* [TASK GOAL]:
Determine which lines contain the word "this", then copy those lines.

* [EXTRACTED MATERIAL]:
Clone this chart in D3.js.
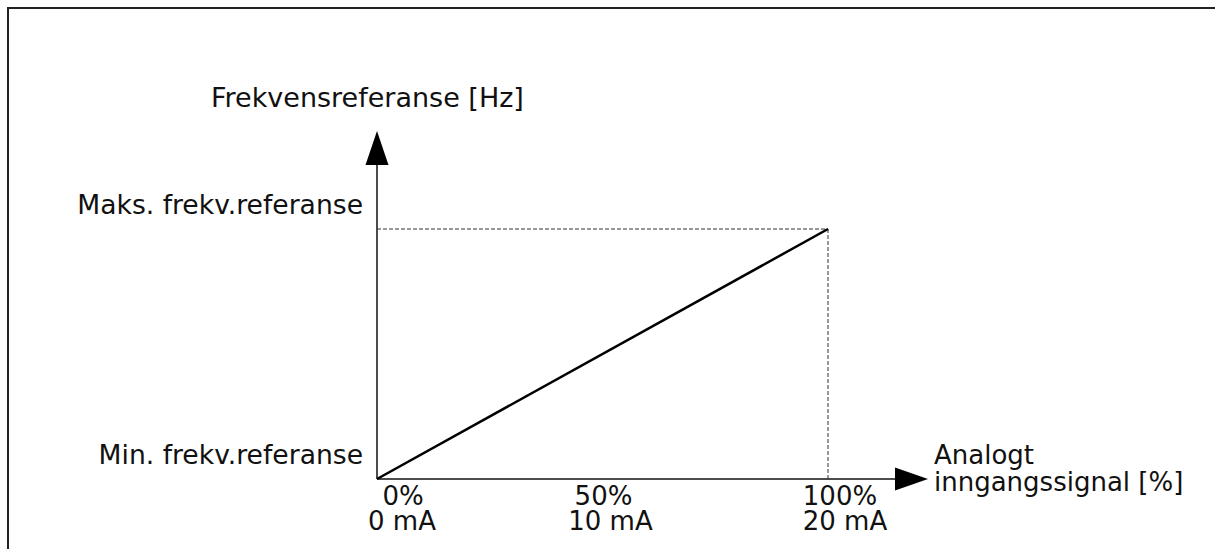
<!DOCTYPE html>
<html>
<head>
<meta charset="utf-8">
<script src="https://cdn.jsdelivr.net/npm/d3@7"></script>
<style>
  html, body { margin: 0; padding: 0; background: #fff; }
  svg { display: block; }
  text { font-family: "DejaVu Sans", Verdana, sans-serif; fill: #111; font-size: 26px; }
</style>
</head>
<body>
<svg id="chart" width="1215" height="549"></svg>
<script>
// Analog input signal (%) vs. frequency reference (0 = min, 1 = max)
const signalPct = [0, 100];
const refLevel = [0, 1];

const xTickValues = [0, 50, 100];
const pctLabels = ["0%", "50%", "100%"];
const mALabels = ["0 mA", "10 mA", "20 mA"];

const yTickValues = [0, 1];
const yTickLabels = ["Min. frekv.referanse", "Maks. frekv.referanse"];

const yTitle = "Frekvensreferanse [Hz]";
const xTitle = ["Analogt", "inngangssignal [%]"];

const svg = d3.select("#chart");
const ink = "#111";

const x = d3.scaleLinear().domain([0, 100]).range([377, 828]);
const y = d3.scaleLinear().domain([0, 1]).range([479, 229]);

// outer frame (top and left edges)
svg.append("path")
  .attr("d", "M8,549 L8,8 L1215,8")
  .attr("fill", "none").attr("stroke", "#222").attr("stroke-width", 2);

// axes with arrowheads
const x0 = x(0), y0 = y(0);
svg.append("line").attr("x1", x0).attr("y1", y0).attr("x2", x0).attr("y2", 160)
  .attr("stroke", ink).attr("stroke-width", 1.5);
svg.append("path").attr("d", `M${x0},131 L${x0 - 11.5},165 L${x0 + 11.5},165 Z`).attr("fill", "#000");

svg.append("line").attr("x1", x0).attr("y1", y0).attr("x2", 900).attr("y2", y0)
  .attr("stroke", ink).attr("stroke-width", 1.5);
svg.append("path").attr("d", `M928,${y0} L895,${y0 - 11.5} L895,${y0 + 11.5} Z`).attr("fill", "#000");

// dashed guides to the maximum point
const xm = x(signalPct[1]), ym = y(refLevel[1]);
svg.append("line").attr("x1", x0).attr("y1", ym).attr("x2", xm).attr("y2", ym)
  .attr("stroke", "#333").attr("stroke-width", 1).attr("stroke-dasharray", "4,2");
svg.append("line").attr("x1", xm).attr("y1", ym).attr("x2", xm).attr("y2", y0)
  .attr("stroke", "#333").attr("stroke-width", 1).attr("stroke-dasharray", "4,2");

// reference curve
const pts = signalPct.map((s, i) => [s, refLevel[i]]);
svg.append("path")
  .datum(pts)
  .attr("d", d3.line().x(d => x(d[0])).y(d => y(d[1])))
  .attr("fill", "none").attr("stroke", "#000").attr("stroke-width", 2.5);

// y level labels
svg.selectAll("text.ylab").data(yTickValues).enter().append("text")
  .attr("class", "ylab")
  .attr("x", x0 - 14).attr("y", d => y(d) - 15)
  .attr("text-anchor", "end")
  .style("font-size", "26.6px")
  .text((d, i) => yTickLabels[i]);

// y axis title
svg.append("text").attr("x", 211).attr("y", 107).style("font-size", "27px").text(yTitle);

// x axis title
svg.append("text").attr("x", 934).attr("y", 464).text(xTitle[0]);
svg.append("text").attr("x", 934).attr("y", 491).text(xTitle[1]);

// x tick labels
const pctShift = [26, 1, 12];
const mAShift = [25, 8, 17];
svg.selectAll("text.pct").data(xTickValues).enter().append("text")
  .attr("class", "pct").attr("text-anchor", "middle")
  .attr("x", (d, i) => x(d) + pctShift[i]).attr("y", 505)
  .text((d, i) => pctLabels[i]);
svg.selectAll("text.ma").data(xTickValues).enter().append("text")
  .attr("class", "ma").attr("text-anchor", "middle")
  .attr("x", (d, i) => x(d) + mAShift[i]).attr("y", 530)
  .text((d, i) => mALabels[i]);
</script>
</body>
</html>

--

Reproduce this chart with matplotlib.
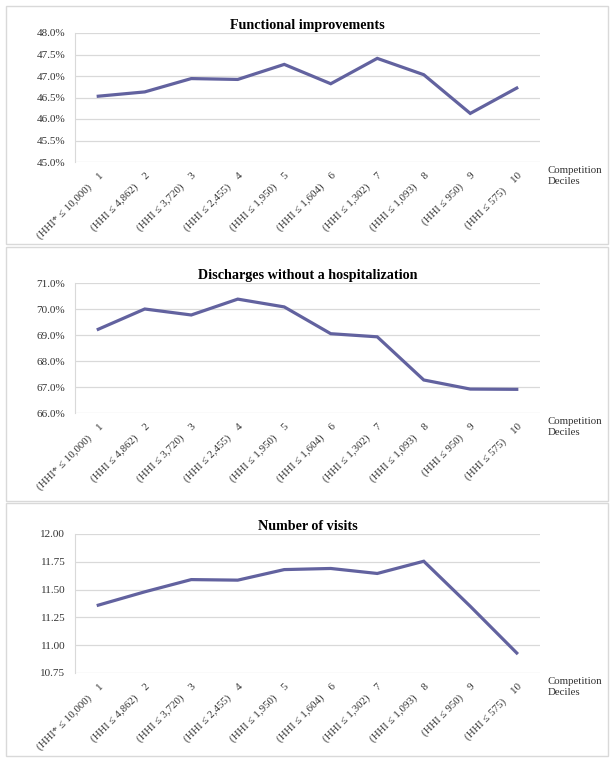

--

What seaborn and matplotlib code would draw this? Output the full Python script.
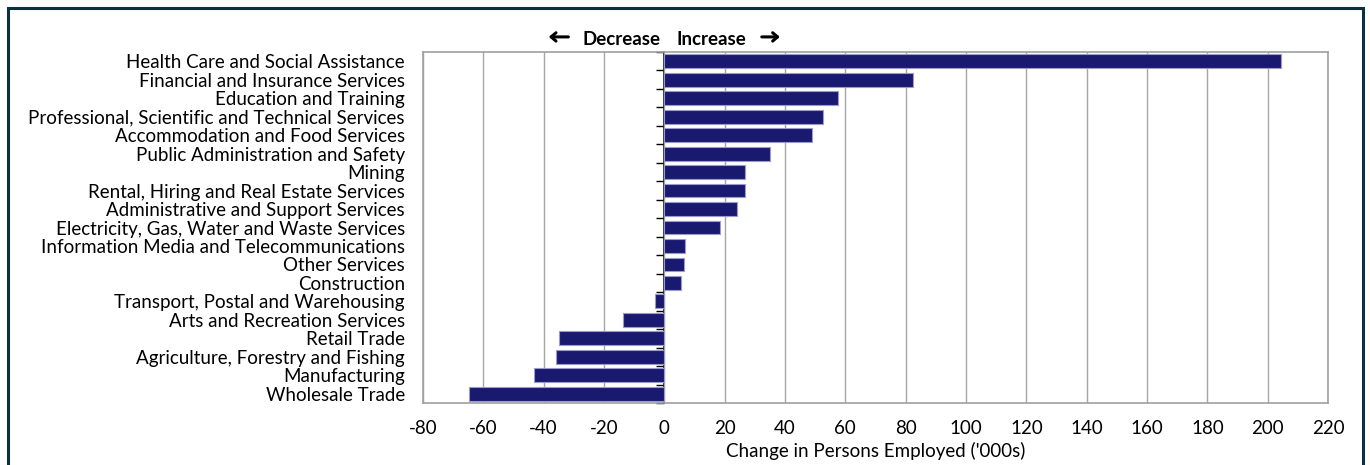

* [EXPECTED OUTPUT]:
Clone this chart in D3.js.
Reproduce this chart with matplotlib.
What seaborn and matplotlib code would draw this? Output the full Python script.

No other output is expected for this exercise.